**Aim:**
Copy each line of the entries beneath that contains the word "this".

**Listed records:**
────

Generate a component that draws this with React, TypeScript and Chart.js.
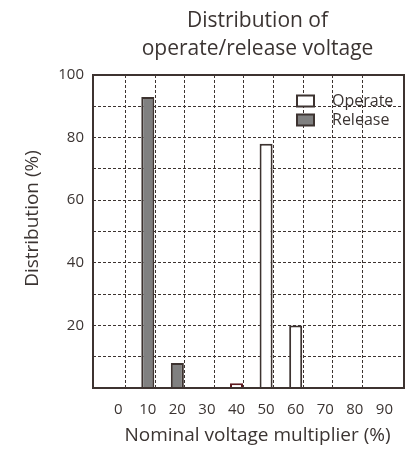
import React, { useEffect, useRef } from 'react';
import { Chart, registerables } from 'chart.js';

Chart.register(...registerables);

const TITLE_LINES = ['Distribution of', 'operate/release voltage'];
const X_TITLE = 'Nominal voltage multiplier (%)';
const Y_TITLE = 'Distribution (%)';
const X_TICKS = [0, 10, 20, 30, 40, 50, 60, 70, 80, 90];
const X_GRID = [5, 15, 25, 35, 45, 55, 65, 75, 85];
const Y_TICKS = [20, 40, 60, 80, 100];
const SERIES_NAMES = ['Operate', 'Release'];
const OPERATE_X = [40, 50, 60];
const OPERATE_Y = [1.5, 78, 20];
const RELEASE_X = [10, 20];
const RELEASE_Y = [93, 8];

const TEXT = '#3b3432';
const DARK = '#3d3330';
const FONT = "'Open Sans', 'Noto Sans', sans-serif";

const textPlugin = {
  id: 'customText',
  afterDraw(chart: any) {
    const { ctx, chartArea } = chart;
    const { left, right, top, bottom } = chartArea;
    ctx.save();
    // frame
    ctx.strokeStyle = DARK;
    ctx.lineWidth = 2;
    ctx.setLineDash([]);
    ctx.strokeRect(left, top, right - left, bottom - top);
    ctx.fillStyle = TEXT;
    // title
    const cx = (left + right) / 2 + 9;
    ctx.font = `400 21px ${FONT}`;
    ctx.textAlign = 'center';
    ctx.textBaseline = 'alphabetic';
    ctx.fillText(TITLE_LINES[0], cx, top - 48);
    ctx.fillText(TITLE_LINES[1], cx, top - 20);
    // x title
    ctx.font = `400 19px ${FONT}`;
    ctx.fillText(X_TITLE, cx, bottom + 53);
    // y title
    ctx.textBaseline = 'middle';
    ctx.save();
    ctx.translate(left - 60, (top + bottom) / 2 - 13);
    ctx.rotate(-Math.PI / 2);
    ctx.fillText(Y_TITLE, 0, 0);
    ctx.restore();
    // legend
    ctx.font = `400 16px ${FONT}`;
    ctx.textAlign = 'left';
    const ds = chart.data.datasets;
    ds.forEach((d: any, i: number) => {
      const cy = top + 26 + i * 19;
      const bx = right - 107;
      ctx.fillStyle = d.backgroundColor;
      ctx.fillRect(bx, cy - 5.5, 17, 11);
      ctx.strokeStyle = DARK;
      ctx.lineWidth = 2;
      ctx.strokeRect(bx, cy - 5.5, 17, 11);
      ctx.fillStyle = TEXT;
      ctx.fillText(d.label, right - 72, cy);
    });
    ctx.restore();
  },
};

export default function App() {
  const ref = useRef<HTMLCanvasElement>(null);
  useEffect(() => {
    if (!ref.current) return;
    const chart = new Chart(ref.current, {
      type: 'bar',
      data: {
        datasets: [
          {
            label: SERIES_NAMES[0],
            data: OPERATE_X.map((x, i) => ({ x, y: OPERATE_Y[i] })),
            backgroundColor: '#ffffff',
            borderColor: ['#5c1a1e', DARK, DARK],
            borderWidth: 2,
            borderSkipped: 'start',
            grouped: false,
            barPercentage: 0.88,
            categoryPercentage: 1,
          } as any,
          {
            label: SERIES_NAMES[1],
            data: RELEASE_X.map((x, i) => ({ x, y: RELEASE_Y[i] })),
            backgroundColor: '#808080',
            borderColor: DARK,
            borderWidth: 2,
            borderSkipped: 'start',
            grouped: false,
            barPercentage: 0.88,
            categoryPercentage: 1,
          } as any,
        ],
      },
      options: {
        animation: false,
        responsive: true,
        maintainAspectRatio: false,
        layout: { padding: { top: 67, right: 4, left: 0, bottom: 0 } },
        plugins: {
          legend: { display: false },
          title: { display: false },
          tooltip: { enabled: false },
        },
        scales: {
          x: {
            type: 'linear',
            min: -5.75,
            max: 93.85,
            afterBuildTicks: (s: any) => {
              s.ticks = [...X_TICKS, ...X_GRID].sort((a, b) => a - b).map((v) => ({ value: v }));
            },
            afterFit: (s: any) => {
              s.height = 66;
            },
            ticks: {
              autoSkip: false,
              maxRotation: 0,
              padding: 13,
              color: TEXT,
              font: { family: FONT, size: 15 },
              callback: (v: any) => (X_TICKS.includes(Number(v)) ? String(v) : ''),
            },
            grid: {
              drawTicks: false,
              lineWidth: 1,
              color: (c: any) => (c.tick && X_GRID.includes(c.tick.value) ? DARK : 'rgba(0,0,0,0)'),
            },
            border: { display: false, dash: [3, 2] },
          },
          y: {
            min: 0,
            max: 100,
            afterFit: (s: any) => {
              s.width = 85;
            },
            ticks: {
              stepSize: 10,
              autoSkip: false,
              padding: 9,
              color: TEXT,
              font: { family: FONT, size: 15 },
              callback: (v: any) => (Y_TICKS.includes(Number(v)) ? String(v) : ''),
            },
            grid: {
              drawTicks: false,
              lineWidth: 1,
              color: (c: any) =>
                c.tick && c.tick.value > 0 && c.tick.value < 100 ? DARK : 'rgba(0,0,0,0)',
            },
            border: { display: false, dash: [3, 2] },
          },
        },
      } as any,
      plugins: [textPlugin],
    });
    return () => chart.destroy();
  }, []);
  return (
    <div style={{ width: 400, height: 446, marginBottom: -8, position: 'relative' }}>
      <canvas ref={ref} />
    </div>
  );
}
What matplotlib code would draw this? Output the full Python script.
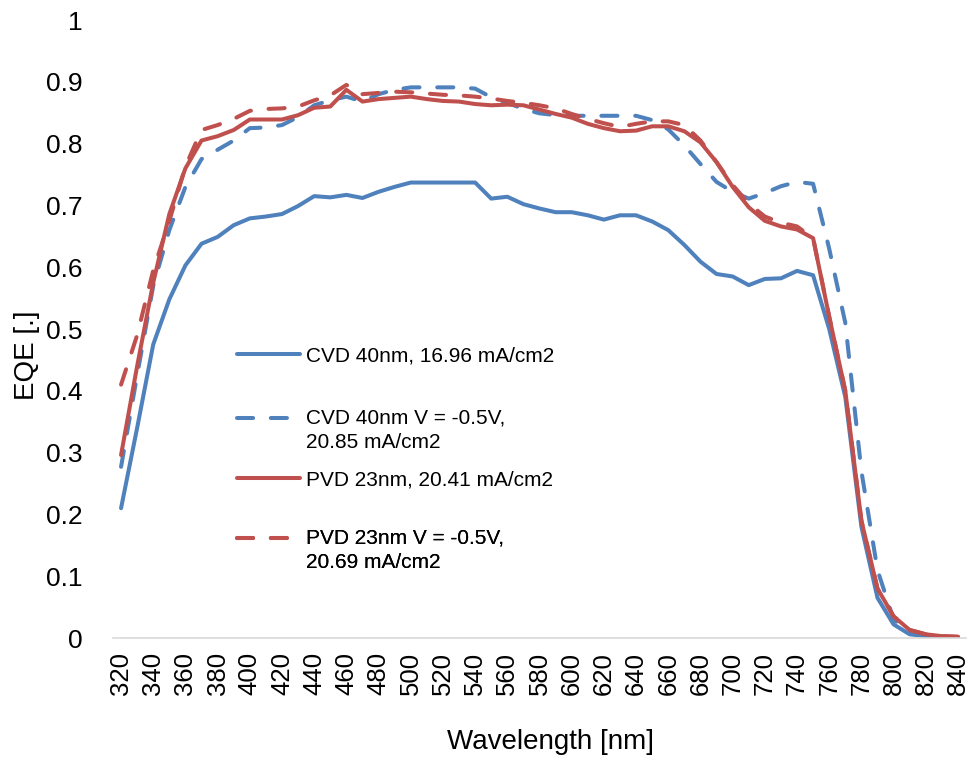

────

**Exercise response:**
Generate a component that draws this with React, TypeScript and Chart.js.
What matplotlib code would draw this? Output the full Python script.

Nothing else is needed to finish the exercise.